[Start Dataset excerpt]

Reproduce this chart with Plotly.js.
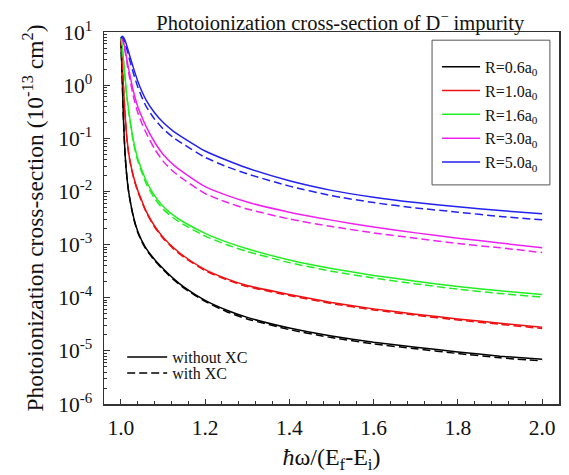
<!DOCTYPE html>
<html>
<head>
<meta charset="utf-8">
<script src="https://cdn.plot.ly/plotly-3.0.1.min.js"></script>
<style>html,body{margin:0;padding:0;background:#fff;}#chart{width:569px;height:475px;}</style>
</head>
<body>
<div id="chart"></div>
<script>
// photon energy ratio  ħω/(Ef-Ei)
const xVals = [1.0, 1.003, 1.006, 1.01, 1.015, 1.02, 1.03, 1.04, 1.05, 1.06, 1.08, 1.1, 1.125, 1.15, 1.2, 1.25, 1.3, 1.4, 1.5, 1.6, 1.7, 1.8, 1.9, 2.0];

// log10 of cross-section (10^-13 cm^2), without XC
const logR06 = [0.85, 0.2, -0.6, -1.3, -1.78, -2.08, -2.48, -2.75, -2.93, -3.07, -3.28, -3.45, -3.64, -3.8, -4.05, -4.23, -4.37, -4.57, -4.72, -4.84, -4.93, -5.02, -5.10, -5.16];
const logR10 = [0.88, 0.5, 0.0, -0.55, -1.05, -1.35, -1.72, -1.98, -2.18, -2.37, -2.65, -2.86, -3.06, -3.22, -3.47, -3.64, -3.77, -3.94, -4.09, -4.21, -4.31, -4.40, -4.48, -4.555];
const logR16 = [0.9, 0.75, 0.5, 0.15, -0.25, -0.55, -1.05, -1.38, -1.6, -1.8, -2.08, -2.28, -2.45, -2.58, -2.79, -2.95, -3.08, -3.29, -3.45, -3.58, -3.69, -3.79, -3.87, -3.94];
const logR30 = [0.9, 0.9, 0.82, 0.68, 0.45, 0.25, -0.12, -0.4, -0.6, -0.78, -1.07, -1.3, -1.5, -1.65, -1.91, -2.07, -2.2, -2.39, -2.54, -2.67, -2.78, -2.88, -2.97, -3.06];
const logR50 = [0.88, 0.92, 0.9, 0.84, 0.72, 0.58, 0.32, 0.08, -0.12, -0.28, -0.52, -0.7, -0.87, -1.0, -1.24, -1.41, -1.56, -1.8, -1.98, -2.11, -2.21, -2.29, -2.36, -2.42];

// log10 of cross-section, with XC
const logR06xc = [0.85, 0.2, -0.61, -1.31, -1.79, -2.09, -2.5, -2.77, -2.95, -3.09, -3.3, -3.47, -3.66, -3.82, -4.07, -4.26, -4.40, -4.60, -4.75, -4.87, -4.96, -5.05, -5.13, -5.19];
const logR10xc = [0.88, 0.5, -0.01, -0.56, -1.07, -1.37, -1.74, -2.0, -2.2, -2.39, -2.67, -2.88, -3.08, -3.24, -3.49, -3.66, -3.79, -3.96, -4.11, -4.23, -4.33, -4.42, -4.50, -4.58];
const logR16xc = [0.9, 0.74, 0.48, 0.12, -0.28, -0.59, -1.09, -1.42, -1.65, -1.85, -2.13, -2.33, -2.5, -2.63, -2.84, -3.0, -3.13, -3.34, -3.5, -3.63, -3.74, -3.84, -3.92, -3.99];
const logR30xc = [0.9, 0.89, 0.8, 0.64, 0.39, 0.17, -0.22, -0.51, -0.72, -0.9, -1.2, -1.43, -1.63, -1.78, -2.04, -2.2, -2.33, -2.52, -2.66, -2.78, -2.88, -2.98, -3.06, -3.15];
const logR50xc = [0.88, 0.91, 0.87, 0.79, 0.65, 0.5, 0.22, -0.03, -0.23, -0.4, -0.64, -0.82, -0.99, -1.12, -1.36, -1.53, -1.67, -1.9, -2.08, -2.21, -2.31, -2.39, -2.47, -2.535];

const seriesNames = ['R=0.6a<sub>0</sub>', 'R=1.0a<sub>0</sub>', 'R=1.6a<sub>0</sub>', 'R=3.0a<sub>0</sub>', 'R=5.0a<sub>0</sub>'];
const seriesColors = ['#000000', '#ee1111', '#22ee22', '#ee22ee', '#2222ee'];
const solidSets = [logR06, logR10, logR16, logR30, logR50];
const dashedSets = [logR06xc, logR10xc, logR16xc, logR30xc, logR50xc];

const xTickVals = [1.0, 1.2, 1.4, 1.6, 1.8, 2.0];
const xTickText = ['1.0', '1.2', '1.4', '1.6', '1.8', '2.0'];
const yTickVals = [1e-6, 1e-5, 1e-4, 1e-3, 1e-2, 1e-1, 1e0, 1e1];
const yTickText = ['10<sup>-6</sup>', '10<sup>-5</sup>', '10<sup>-4</sup>', '10<sup>-3</sup>', '10<sup>-2</sup>', '10<sup>-1</sup>', '10<sup>0</sup>', '10<sup>1</sup>'];

const toVal = arr => arr.map(v => Math.pow(10, v));

const traces = [];
solidSets.forEach((s, i) => {
  traces.push({x: xVals, y: toVal(s), type: 'scatter', mode: 'lines', name: seriesNames[i],
    line: {color: seriesColors[i], width: 1.5, shape: 'spline', smoothing: 0.5}, legend: 'legend'});
});
dashedSets.forEach((s, i) => {
  traces.push({x: xVals, y: toVal(s), type: 'scatter', mode: 'lines', showlegend: false,
    line: {color: seriesColors[i], width: 1.5, dash: '8px,4px', shape: 'spline', smoothing: 0.5}});
});
// style key entries
traces.push({x: [null], y: [null], type: 'scatter', mode: 'lines', name: 'without XC', legend: 'legend2',
  line: {color: '#000', width: 1.5}});
traces.push({x: [null], y: [null], type: 'scatter', mode: 'lines', name: 'with XC', legend: 'legend3',
  line: {color: '#000', width: 1.5, dash: '8px,4px'}});

const serif = "'Liberation Serif', 'Times New Roman', Times, serif";
const layout = {
  width: 569, height: 475,
  margin: {l: 104, r: 10, t: 32, b: 71},
  paper_bgcolor: '#fff', plot_bgcolor: '#fff',
  font: {family: serif, color: '#111'},
  title: {text: 'Photoionization cross-section of D<sup>\u2212</sup> impurity', font: {family: serif, size: 20.5, color: '#111'},
    x: 0.598, xanchor: 'center', y: 0.952, yanchor: 'middle'},
  xaxis: {
    range: [0.96, 2.04], tickmode: 'array', tickvals: xTickVals, ticktext: xTickText,
    ticks: 'inside', ticklen: 5, tickcolor: '#333', tickwidth: 1, ticklabelstandoff: 4,
    minor: {tickmode: 'linear', tick0: 1.0, dtick: 0.04, ticks: 'inside', ticklen: 3, tickcolor: '#333', showgrid: false},
    showgrid: false, zeroline: false, showline: true, linecolor: '#333', linewidth: 1.5, mirror: true,
    tickfont: {family: serif, size: 21.5, color: '#111'},
    title: {text: '<i>ħ</i>ω/(E<sub>f</sub>-E<sub>i</sub>)', font: {family: serif, size: 24, color: '#111'}, standoff: 9}
  },
  yaxis: {
    type: 'log', range: [-6, 1], tickmode: 'array', tickvals: yTickVals, ticktext: yTickText,
    ticks: 'inside', ticklen: 6, tickcolor: '#333', tickwidth: 1, ticklabelstandoff: 6,
    minor: {dtick: 'D1', ticks: 'inside', ticklen: 3, tickcolor: '#333', showgrid: false},
    showgrid: false, zeroline: false, showline: true, linecolor: '#333', linewidth: 1.5, mirror: true,
    tickfont: {family: serif, size: 21.5, color: '#111'},
    title: {text: 'Photoionization cross-section (10<sup>-13</sup> cm<sup>2</sup>)', font: {family: serif, size: 23.5, color: '#111'}, standoff: 8}
  },
  shapes: [{type: 'rect', xref: 'paper', yref: 'paper', x0: 0.721, x1: 0.980, y0: 0.589, y1: 0.978,
    line: {color: '#555', width: 1}, fillcolor: '#fff', layer: 'above'}],
  legend: {x: 0.732, xanchor: 'left', y: 0.952, yanchor: 'top', bgcolor: 'rgba(0,0,0,0)', borderwidth: 0,
    font: {family: serif, size: 16, color: '#111'}, itemwidth: 38, tracegroupgap: 0},
  legend2: {x: 0.04, xanchor: 'left', y: 0.126, yanchor: 'middle', bgcolor: 'rgba(0,0,0,0)', borderwidth: 0,
    font: {family: serif, size: 16, color: '#111'}, itemwidth: 40},
  legend3: {x: 0.04, xanchor: 'left', y: 0.083, yanchor: 'middle', bgcolor: 'rgba(0,0,0,0)', borderwidth: 0,
    font: {family: serif, size: 16, color: '#111'}, itemwidth: 40},
  showlegend: true
};

Plotly.newPlot('chart', traces, layout, {displayModeBar: false, staticPlot: true});
</script>
</body>
</html>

[End Dataset excerpt]

[Exercise prompt] Write out again, exactly, the lines from the start of the listing up to the line containing "1.8, 1.9, 2.0];", with both ends and without pictures.

[Completed exercise]
Reproduce this chart with Plotly.js.
<!DOCTYPE html>
<html>
<head>
<meta charset="utf-8">
<script src="https://cdn.plot.ly/plotly-3.0.1.min.js"></script>
<style>html,body{margin:0;padding:0;background:#fff;}#chart{width:569px;height:475px;}</style>
</head>
<body>
<div id="chart"></div>
<script>
// photon energy ratio  ħω/(Ef-Ei)
const xVals = [1.0, 1.003, 1.006, 1.01, 1.015, 1.02, 1.03, 1.04, 1.05, 1.06, 1.08, 1.1, 1.125, 1.15, 1.2, 1.25, 1.3, 1.4, 1.5, 1.6, 1.7, 1.8, 1.9, 2.0];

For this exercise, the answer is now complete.